Another means of increasing this population is conducted by breeding beetles in a lab and reintroducing them into new or old habitats. Researchers filled a variety of containers for ovipositing with soil from E. n. lincolnianas native habitat. A pair of adults were placed in each container as temperature and humidity were regulated. Studies figuring out optimal soil type and salinity further maximized rearing conditions. It was determined that a mixture of loess and sand favored oviposition, while there was no difference between adding 0.5 M and 0.354 M saline solution. There was no ovipositing on native soil alone, which suggests that females prefer a loess–sand mixture over native soil that contains more clay.

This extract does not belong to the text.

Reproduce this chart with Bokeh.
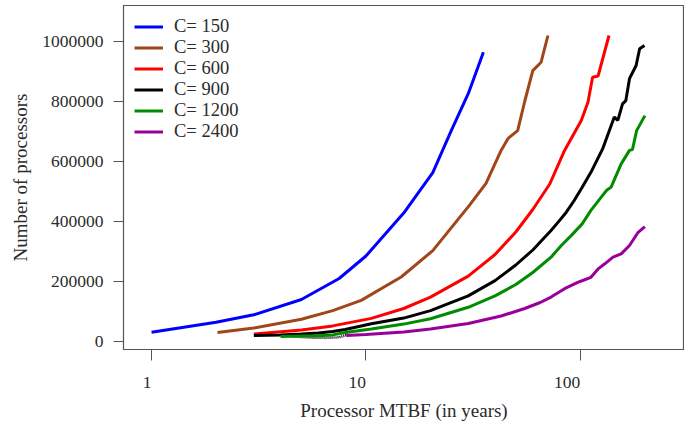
from bokeh.plotting import figure
from bokeh.models import FixedTicker, BasicTickFormatter, Range1d
from bokeh.embed import file_html
from bokeh.resources import INLINE

# ---- data ----
labels = ["C= 150", "C= 300", "C= 600", "C= 900", "C= 1200", "C= 2400"]
colors = ["#0000FF", "#A0461A", "#FF0000", "#000000", "#008B00", "#990099"]

x_c150 = [1, 2, 3, 5, 7.5, 10, 15, 20.5, 25, 30, 35.3]
y_c150 = [31000, 64000, 89000, 140000, 210000, 285000, 428000, 563000, 703000, 826000, 964000]

x_c300 = [2.03, 3, 5, 7, 9.5, 14.6, 20.5, 30.3, 36.3, 42.7, 46, 51, 55, 60, 65.6, 70.6]
y_c300 = [30000, 45000, 74000, 103000, 137000, 215000, 303000, 453000, 527000, 637000,
          677000, 703000, 800000, 903000, 931000, 1020000]

x_c600 = [3.0, 5, 7, 10.6, 15, 20, 30, 40, 50, 60, 72, 84.4, 101, 108.6, 114, 121, 128, 136]
y_c600 = [25000, 38000, 52000, 77000, 110000, 148000, 218000, 290000, 365000, 440000,
          525000, 637000, 737000, 798000, 881000, 885000, 950000, 1020000]

x_c900 = [3.0, 4, 5, 6, 7, 8, 10.6, 15, 20, 30, 40, 50, 60, 73, 78.8, 86, 93.6, 102, 112,
          127, 144, 149.5, 157.3, 163, 169.5, 182, 189, 199]
y_c900 = [20000, 22000, 25000, 28000, 33000, 40000, 59000, 78000, 103000, 152000, 203000,
          255000, 305000, 370000, 398000, 431000, 470000, 514000, 564000, 642000, 748000,
          737000, 792000, 803000, 876000, 920000, 976000, 987000]

# dotted (second) black trace visible below the green curve at small MTBF
x_c900_dot = [4.5, 5.5, 6.5, 7.5, 8.3]
y_c900_dot = [17000, 13000, 12000, 14000, 24000]

x_c1200 = [4, 5, 6, 7, 8, 10.6, 15, 20, 30, 40, 50, 60, 73, 81.5, 90.6, 102, 112, 127, 133,
           139, 155, 169.5, 175, 183, 200]
y_c1200 = [17000, 18000, 19000, 22000, 30000, 42000, 58000, 76000, 114000, 152000, 190000,
           230000, 281000, 320000, 353000, 392000, 437000, 487000, 505000, 514000, 592000,
           637000, 640000, 703000, 753000]

x_c2400 = [8.1, 10, 15, 20, 30, 42.7, 55, 65, 73, 84.4, 97.8, 104, 112, 121, 130, 142, 155,
           169.5, 186, 200]
y_c2400 = [20000, 23000, 32000, 42000, 60000, 85000, 110000, 130000, 148000, 176000, 198000,
           205000, 214000, 242000, 259000, 281000, 292000, 320000, 364000, 383000]

xs = [x_c150, x_c300, x_c600, x_c900, x_c1200, x_c2400]
ys = [y_c150, y_c300, y_c600, y_c900, y_c1200, y_c2400]

x_ticks = [1, 10, 100]
x_tick_labels = ["1", "10", "100"]
y_ticks = [0, 200000, 400000, 600000, 800000, 1000000]

FONT = "Liberation Serif"
TXT = "#2b2b2b"

p = figure(width=684, height=425, x_axis_type="log",
           x_range=Range1d(0.74, 306), y_range=Range1d(-26667, 1120000),
           output_backend="svg", toolbar_location=None,
           min_border_left=123, min_border_right=0, min_border_top=5, min_border_bottom=76)

p.line(x_c900_dot, y_c900_dot, color="#000000", line_width=2.5, line_dash="1 1")
for x, y, c, lab in zip(xs, ys, colors, labels):
    p.line(x, y, color=c, line_width=3, legend_label=lab)

p.grid.visible = False
p.outline_line_color = "#555555"
p.outline_line_width = 1.2

p.xaxis.ticker = FixedTicker(ticks=x_ticks, minor_ticks=[])
# labels sit right-aligned on their ticks in the reference (figure spaces pad the right side)
p.xaxis.major_label_overrides = {t: lab + "\u2007" * len(lab) for t, lab in zip(x_ticks, x_tick_labels)}
p.yaxis.ticker = FixedTicker(ticks=y_ticks, minor_ticks=[])
p.yaxis.formatter = BasicTickFormatter(use_scientific=False)

for ax in (p.xaxis[0], p.yaxis[0]):
    ax.axis_line_color = "#555555"
    ax.major_tick_line_color = "#555555"
    ax.major_tick_in = 0
    ax.major_label_text_font = FONT
    ax.major_label_text_font_size = "17.5px"
    ax.major_label_text_color = TXT
    ax.axis_label_text_font = FONT
    ax.axis_label_text_font_size = "19px"
    ax.axis_label_text_font_style = "normal"
    ax.axis_label_text_color = TXT

p.xaxis.major_tick_out = 11
p.xaxis.major_label_standoff = 11
p.xaxis.axis_label_standoff = 5
p.xaxis.axis_label = "Processor MTBF (in years)"

p.yaxis.major_tick_out = 10
p.yaxis.major_label_standoff = 10
p.yaxis.axis_label_standoff = 8
p.yaxis.axis_label = "Number of processors"

lg = p.legend[0]
lg.location = "top_left"
lg.margin = 0
lg.padding = 11
lg.spacing = 0
lg.glyph_width = 29
lg.glyph_height = 21
lg.label_height = 21
lg.label_standoff = 11
lg.label_text_font = FONT
lg.label_text_font_size = "18.5px"
lg.label_text_color = TXT
lg.border_line_alpha = 0
lg.background_fill_alpha = 0

open("out.html", "w").write(file_html(p, INLINE))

It could be the difference in salinity in soil composition that accounts for this difference, but further studies are needed.

In 2011, the City of Lincoln, the U.S. Fish and Wildlife Service, the Lower Platte South Natural Resource District, Omaha's Henry Doorly Zoo, the Nebraska Game and Parks Commission, the Lincoln Children's Zoo, and the University of Nebraska banded together to breed these beetles in hopes of reintroducing them to their populations. Efforts to acquire land and restore it are a main goal for population recovery. The Saline Wetlands Conservation Partnership consists of over 15 groups that buy wetlands, participate in outreach, educate others, and more in order to save these lands. The City of Lincoln plays an important role in these acquisitions, even making salt flats along streams for the Salt Creek tiger beetle to stay.

=== Future ===
Since 1991, the number of sites for this subspecies has been diminishing rapidly. However, new sites are being bought and managed to protect these beetles. Since the early 2010s, the population has been relatively stable. Researchers plan to introduce more beetles into recently restored saline wetlands to facilitate their growth in new locations without these beetles present. These releases are intended to observe its success and further important data collection for this cause.